= Birotron =

Electro-mechanical musical instrument

The Birotron is an electro-mechanical musical instrument designed as a successor to the similar Mellotron, and financed by Rick Wakeman.

==Features==
The Birotron was named after its inventor, Dave Biro, and developed with investment from regular Mellotron player Rick Wakeman. Like the Mellotron, the instrument produced sounds from magnetic tape, but it used eight-track tape in a loop. As such tapes never need rewinding, this avoided the problem that the Mellotron had, where a sound would stop playing after around eight seconds.

The instrument has 37 keys and features 19 eight-track cartridges. Tapes could be easily exchanged or replaced, and it was intended that musicians could add their own recordings to the instrument.

==Production==
Biro first started designing a tape-replay instrument in 1974 after hearing Wakeman play the Mellotron on Tales from Topographic Oceans by Yes. He used the keyboard from an old piano and parts from a local hardware store, plus a set of automotive eight-track decks from a junkyard. Biro built the prototype in his father's garage with "no plans, no drawings. nothing. All I remember is that absolutely no one thought it could work". Despite several faults, Biro persuaded Wakeman to financially invest in the instrument after meeting him backstage at a concert later that year. As part of the deal, Wakeman retained full rights with an offer of compensation to Biro should the instrument become successful. Development progressed in 1975, when Wakeman had Biro produce a working model with help from his technicians at his factory and rehearsal facility in High Wycombe, England.

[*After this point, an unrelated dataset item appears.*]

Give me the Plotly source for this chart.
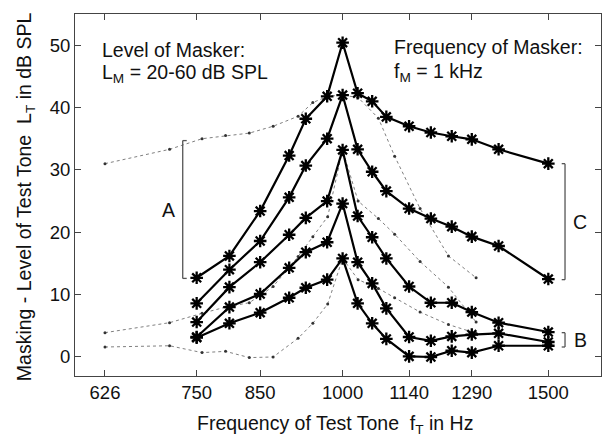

The Birotron was announced in September 1975 and marketed by Complex 7, a group of companies that Wakeman directed to help build and market the instrument. Advance orders came from John Lennon, Paul McCartney, Keith Emerson, John Paul Jones and Elton John. Wakeman used the instrument on his solo album Criminal Record and on Yes's Tormato.

In late 1978, Wakeman said that between 30 and 35 unfinished models had been built, and the instrument performed to his satisfaction in a studio setting, but problems arose when it was used on tour with Yes a year prior. Its precise voltage requirements made it unsuitable for use in countries outside the UK, and a decision had yet to be made to either produce several models to work on different voltages, or add a built-in transformer. Wakeman said a key problem was that the instrument had "teething problems" that did not bother him, but would be unacceptable to the general public. A further problem was the increasing popularity of string synthesizers, which could reproduce a similar sound without any mechanical issues. Ultimately, few models were manufactured and the instrument never entered regular production. Wakeman later said he lost around £50,000 in the investment.

The only musicians other than Wakeman to have received a Birotron are Tangerine Dream (who bought two), Klaus Schulze and Tom Rhea. As of 2019, only two working models are known to exist.